» **Exercise details**:
Without including the pictures, copy out every line below.

=== Data segment ===

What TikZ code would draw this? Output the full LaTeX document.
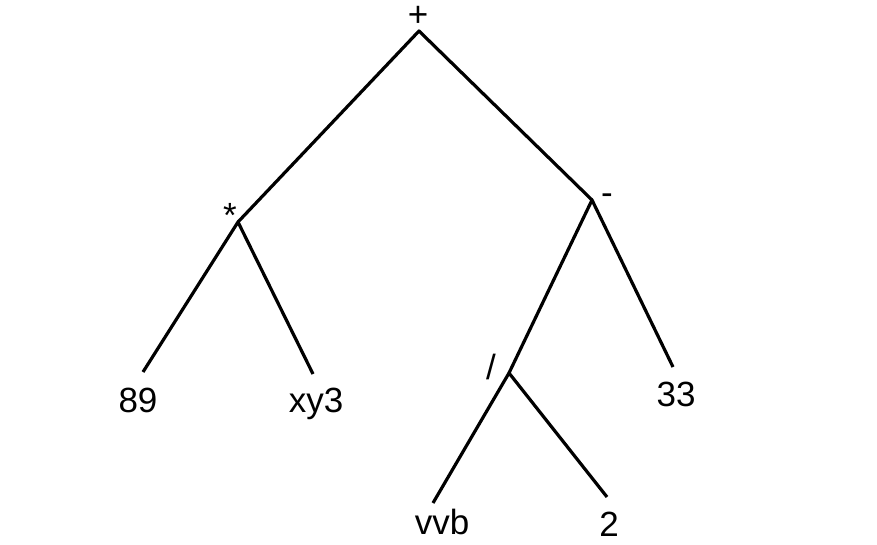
\documentclass[tikz,border=0pt]{standalone}
\usepackage{fontspec}
\setmainfont{Liberation Sans}

\begin{document}
\begin{tikzpicture}[x=1pt,y=-1pt,
    every node/.style={font=\fontsize{35}{40}\selectfont, inner sep=0pt},
    edge/.style={line width=3.2pt, line join=round}]
    \useasboundingbox (0,0) rectangle (877,545);

    % junctions
    \coordinate (plus) at (419,31);
    \coordinate (times) at (238,222);
    \coordinate (minus) at (592,200);
    \coordinate (div) at (509,373);
    \coordinate (e89) at (143,372);
    \coordinate (exy) at (313,374);
    \coordinate (e33) at (673,367);
    \coordinate (evvb) at (433,503);
    \coordinate (etwo) at (607,497);

    % labels
    \node (lplus) at (418,16) {+};
    \node (ltimes) at (230,215) {*};
    \node (lminus) at (607,199) {-};
    \node (ldiv) at (491,367) {/};
    \node (l89) at (138,400) {89};
    \node (lxy) at (316,404) {xy3};
    \node (l33) at (676,394) {33};
    \node (lvvb) at (442,522) {vvb};
    \node (ltwo) at (609,524) {2};

    \draw[edge] (times) -- (plus) -- (minus);
    \draw[edge] (e89) -- (times) -- (exy);
    \draw[edge] (div) -- (minus) -- (e33);
    \draw[edge] (evvb) -- (div) -- (etwo);
\end{tikzpicture}
\end{document}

===

» **Solution**:
What TikZ code would draw this? Output the full LaTeX document.
\documentclass[tikz,border=0pt]{standalone}
\usepackage{fontspec}
\setmainfont{Liberation Sans}

\begin{document}
\begin{tikzpicture}[x=1pt,y=-1pt,
    every node/.style={font=\fontsize{35}{40}\selectfont, inner sep=0pt},
    edge/.style={line width=3.2pt, line join=round}]
    \useasboundingbox (0,0) rectangle (877,545);

    % junctions
    \coordinate (plus) at (419,31);
    \coordinate (times) at (238,222);
    \coordinate (minus) at (592,200);
    \coordinate (div) at (509,373);
    \coordinate (e89) at (143,372);
    \coordinate (exy) at (313,374);
    \coordinate (e33) at (673,367);
    \coordinate (evvb) at (433,503);
    \coordinate (etwo) at (607,497);

    % labels
    \node (lplus) at (418,16) {+};
    \node (ltimes) at (230,215) {*};
    \node (lminus) at (607,199) {-};
    \node (ldiv) at (491,367) {/};
    \node (l89) at (138,400) {89};
    \node (lxy) at (316,404) {xy3};
    \node (l33) at (676,394) {33};
    \node (lvvb) at (442,522) {vvb};
    \node (ltwo) at (609,524) {2};

    \draw[edge] (times) -- (plus) -- (minus);
    \draw[edge] (e89) -- (times) -- (exy);
    \draw[edge] (div) -- (minus) -- (e33);
    \draw[edge] (evvb) -- (div) -- (etwo);
\end{tikzpicture}
\end{document}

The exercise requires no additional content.